If the public gallery on MidJourney is anything to go by, then, MidJourney is
well suited to being a workhorse for the mainstream of the culture industry.
But,
as I hope I've been able to show, this technology also has artistic potential
that can be brought out in collaboration with a user that seeks - so to speak -
to meet the ghost in the machine halfway. I think this form of use - which
rejects the standard representational paradigm, whereby AI should be a slave to
our most asinine dreams - is a real and open possibility. It's certainly no
more outlandish than the idea of artificial general intelligence or the notion
of the human/AI singularity that excites transhumanists.
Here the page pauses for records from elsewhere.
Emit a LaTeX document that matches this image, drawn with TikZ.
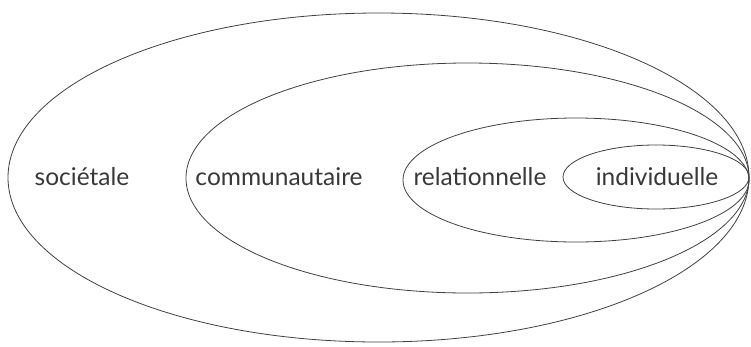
\documentclass[tikz,border=0pt]{standalone}
\usepackage{fontspec}
\setmainfont{Lato}
\begin{document}
\begin{tikzpicture}[x=1pt,y=-1pt,
  ring/.style={draw=black!75,line width=0.8pt},
  lbl/.style={text=black!78,font=\fontsize{24.5}{28}\selectfont,inner sep=0pt}]
\useasboundingbox (0,0) rectangle (751,346);
\draw[ring] (378.5,177.5) ellipse [x radius=370.5, y radius=164.5];
\draw[ring] (467.5,178) ellipse [x radius=281.5, y radius=115];
\draw[ring] (576,180) ellipse [x radius=173, y radius=62];
\draw[ring] (656,177) ellipse [x radius=93, y radius=32];
\node[lbl] (soc) at (82,177) {sociétale};
\node[lbl] (com) at (279,177) {communautaire};
\node[lbl] (rel) at (480,177) {relationnelle};
\node[lbl] (ind) at (657,177) {individuelle};
\end{tikzpicture}
\end{document}
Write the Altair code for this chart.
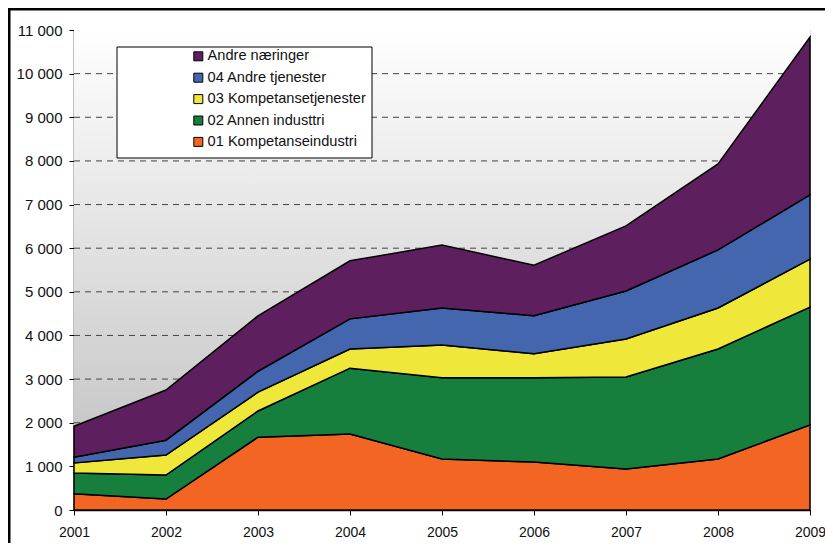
import altair as alt
import pandas as pd

years = [2001, 2002, 2003, 2004, 2005, 2006, 2007, 2008, 2009]
series = ["01 Kompetanseindustri", "02 Annen industtri", "03 Kompetansetjenester",
          "04 Andre tjenester", "Andre næringer"]
kompetanseindustri = [370, 250, 1670, 1740, 1170, 1100, 940, 1170, 1950]
annen_industri = [480, 550, 600, 1510, 1860, 1930, 2110, 2520, 2700]
kompetansetjenester = [230, 460, 430, 440, 750, 550, 870, 940, 1100]
andre_tjenester = [130, 340, 480, 690, 850, 870, 1100, 1330, 1470]
andre_naeringer = [710, 1150, 1270, 1330, 1440, 1160, 1490, 1970, 3620]
colors = ["#F26522", "#167F3E", "#EFE83A", "#4466AF", "#5E1F5E"]
y_ticks = list(range(0, 11001, 1000))
grid_values = list(range(1000, 10001, 1000))

values = [kompetanseindustri, annen_industri, kompetansetjenester, andre_tjenester, andre_naeringer]
rows = []
for i, (name, vals) in enumerate(zip(series, values)):
    for yr, v in zip(years, vals):
        rows.append({"year": yr, "series": name, "value": v, "ord": i})
df = pd.DataFrame(rows)

W, H = 736, 480
FONT = "Liberation Sans"

xscale = alt.Scale(domain=[2001, 2009], nice=False)
yscale = alt.Scale(domain=[0, 11000], nice=False)

y_axis = alt.Axis(values=y_ticks, grid=False, domainColor="black", domainWidth=1.5,
                  tickColor="black", tickSize=5, labelPadding=7, labelFontSize=15,
                  labelFont=FONT, labelColor="#111111",
                  labelExpr="replace(format(datum.value, ','), ',', ' ')")
x_axis = alt.Axis(values=years, format="d", labelFlush=False, grid=False,
                  domainColor="black", domainWidth=1.5, tickColor="black",
                  tickSize=5, labelPadding=10, labelFontSize=14, labelFont=FONT,
                  labelColor="#111111")

one = pd.DataFrame({"k": [0]})

border = alt.Chart(one).mark_rect(fill="transparent", stroke="black", strokeWidth=3).encode(
    x=alt.value(-65), x2=alt.value(760), y=alt.value(-21), y2=alt.value(540)
)

bg = alt.Chart(one).mark_rect(
    color=alt.Gradient(
        gradient="linear",
        stops=[alt.GradientStop(color="#ffffff", offset=0),
               alt.GradientStop(color="#bdbdbd", offset=1)],
        x1=0, x2=0, y1=0, y2=1,
    )
).encode(x=alt.value(0), x2=alt.value(W), y=alt.value(0), y2=alt.value(H))

grid = alt.Chart(pd.DataFrame({"v": grid_values})).mark_rule(
    color="#444444", strokeWidth=1, strokeDash=[6, 5]
).encode(
    y=alt.Y("v:Q", scale=yscale, axis=y_axis, title=None),
    x=alt.value(0), x2=alt.value(W),
)

legend_box = alt.Chart(one).mark_rect(fill="white", stroke="black", strokeWidth=1).encode(
    x=alt.value(43), x2=alt.value(298), y=alt.value(17), y2=alt.value(128)
)

areas = alt.Chart(df).mark_area(stroke="black", strokeWidth=1.5, strokeJoin="miter").encode(
    x=alt.X("year:Q", scale=xscale, title=None, axis=x_axis),
    y=alt.Y("value:Q", stack="zero", scale=yscale, title=None, axis=y_axis),
    color=alt.Color("series:N",
                    scale=alt.Scale(domain=series[::-1], range=colors[::-1]),
                    legend=alt.Legend(title=None, orient="none", legendX=117, legendY=19,
                                      symbolType="square", symbolSize=81,
                                      symbolStrokeColor="black", symbolStrokeWidth=1,
                                      labelFont=FONT, labelFontSize=14.6, labelColor="#111111",
                                      labelOffset=2, labelLimit=400, rowPadding=6.4, padding=0)),
    order=alt.Order("ord:Q", sort="ascending"),
)

chart = alt.layer(border, bg, grid, legend_box, areas).properties(
    width=W, height=H,
    padding={"left": 66, "top": 22, "right": 15, "bottom": 33},
    autosize="none",
).configure_view(stroke="#999999", strokeWidth=1).configure(background="white")

chart.save("out.html", embed_options={"renderer": "svg", "actions": False})
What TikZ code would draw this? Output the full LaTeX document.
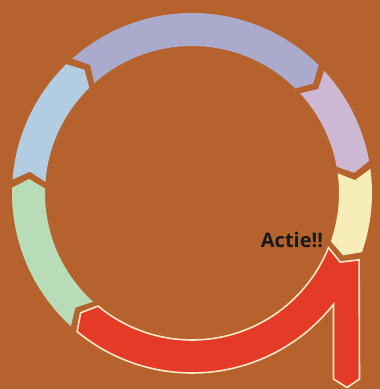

Art, like cruelty, is
one of the quintessential human things, and the leap from the Lascaux cave
paintings to Duchamp's Fountain is perhaps greater than what artificial intelligence
will do for us.
My bet is
that Francis Bacon would also not have been overly disturbed by AI image
generation. There is no possibility of perfect prompt following since the
meaning of the words pumped into it can have no objectively translatable
aesthetic counterpart. To suggest otherwise is a category error. It's the same
category error made by people who claim music can be reduced to maths. Adding
image prompts into the mix only compounds this basic truth. Consequently, this means is that there will
always be a fundamental degree of chance and indeterminacy at work; a ghost in
the machine, that by way of certain clairvoyant techniques can become the
collaborator in an artist's work. If he were around now perhaps Bacon would
have used MidJourney much as he used photography; as a source of inspiration, of
subjects and new ways to show the figure. It will undoubtedly accelerate
cultural production in the most shallow and commercially driven parts of
society. But alongside that certainty there is also the possibility of taking
up the challenge and deepening the game.